Colts' draft history under Vice Chairman Bill Polian suggests otherwise. In fact, since Polian arrived in Indianapolis over 13 years ago, the Colts have never selected an offensive lineman in the first round. The last lineman to be drafted in round one was pro bowl left tackle Tarik Glenn, who went to the Colts with the 19th pick a year before Mr. Polian arrived.
The way the Colts' line played this year, one might figure the the "no offensive linemen in the first round" policy would change. It almost has to right?
At the same time, it's hard second-guessing the success Mr. Polian has had over the years. No other GM has hit on as many early-round knockout picks as the future hall of fame front office executive.
Remember the Peyton Manning vs.
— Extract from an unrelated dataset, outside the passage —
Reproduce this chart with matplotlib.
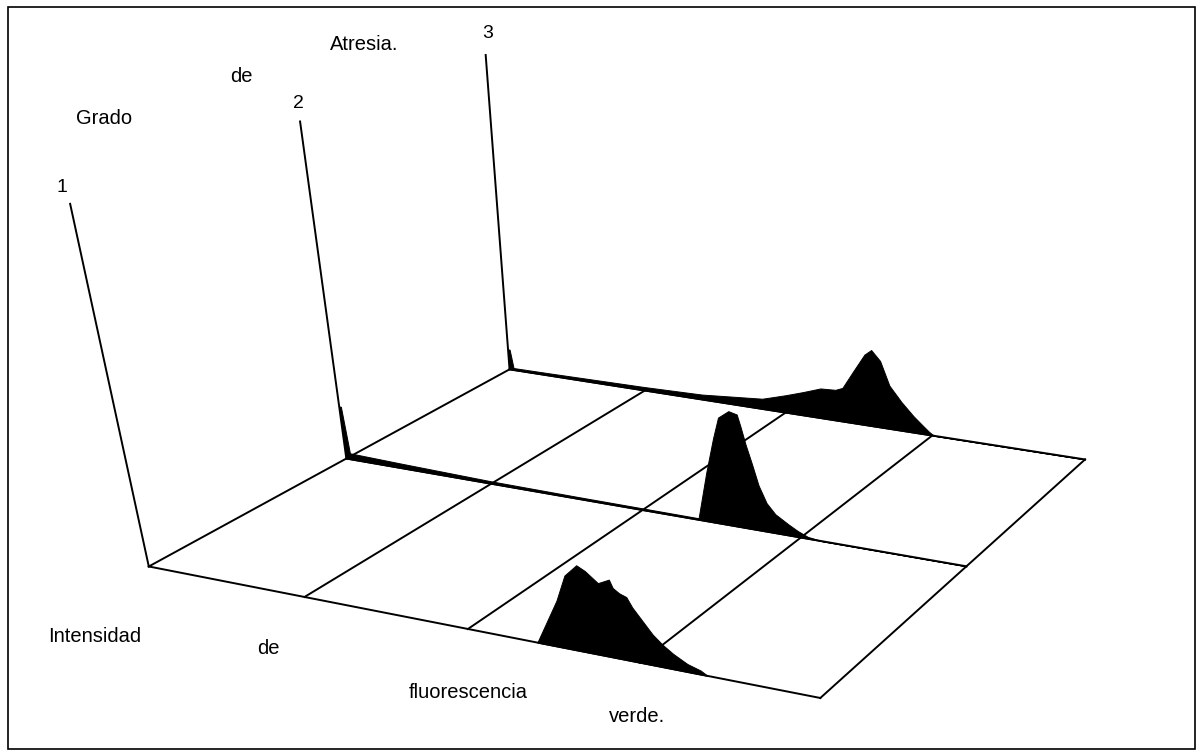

Ryan Leaf debate? The Chargers still do. How about the Edgerrin James vs. Ricky Williams debate? 2-0, Polian. Plus Colts fans are still reaping the benefits of Reggie Wayne, Dwight Freeney, Dallas Clark and Joseph Addai, among others. They all seem to have held their own over the years.
Still, the stubborn unwillingness to address the team's most pressing issue is starting to wear thin in Indy. With several quality starters projected to be available late in the first round, Colts fans are begging Polian to break with his draft doctrine and take an offensive bulwark.
After 13 years, it looks as the curmudgeonly six-time NFL executive of the year may finally budge.
For one, the Colts' current starting line doesn't boast a player taken any higher than the fourth round. Mind you, center Jeff Saturday is a five-time pro bowl selection, but the rest of the line is a generally unimpressive unit that performs as if they were drafted in the later rounds. (You get what you pay for I guess.)
Secondly, and the real reason Polian may relent, is that for the past 4 years, the running game has regressed significantly. Rather than immediately upgrade the line, Polian instead tried to solve the solution by drafting running back Donald Brown with the 27th pick in '09. Two years later, the Colts have little to show for the investment, further proof that the running lanes just aren't there. With Peyton Manning getting older, forcing the 14-year veteran to shoulder the load of the offense is a recipe for disaster, not only in terms of winning games but also prolonging his hall of fame career.
Therefore, if the Colts and Bill Polian are serious about winning, the only real solution is to draft an offensive lineman with the first pick.
With Wisconsin's Gabe Carimi, Boston College's Anthony Castonzo, Colorado's Nate Solder and others all projected to still be on the board, Colts' fans are not so much concerned with who will be chosen, but rather that at least one of them will be selected.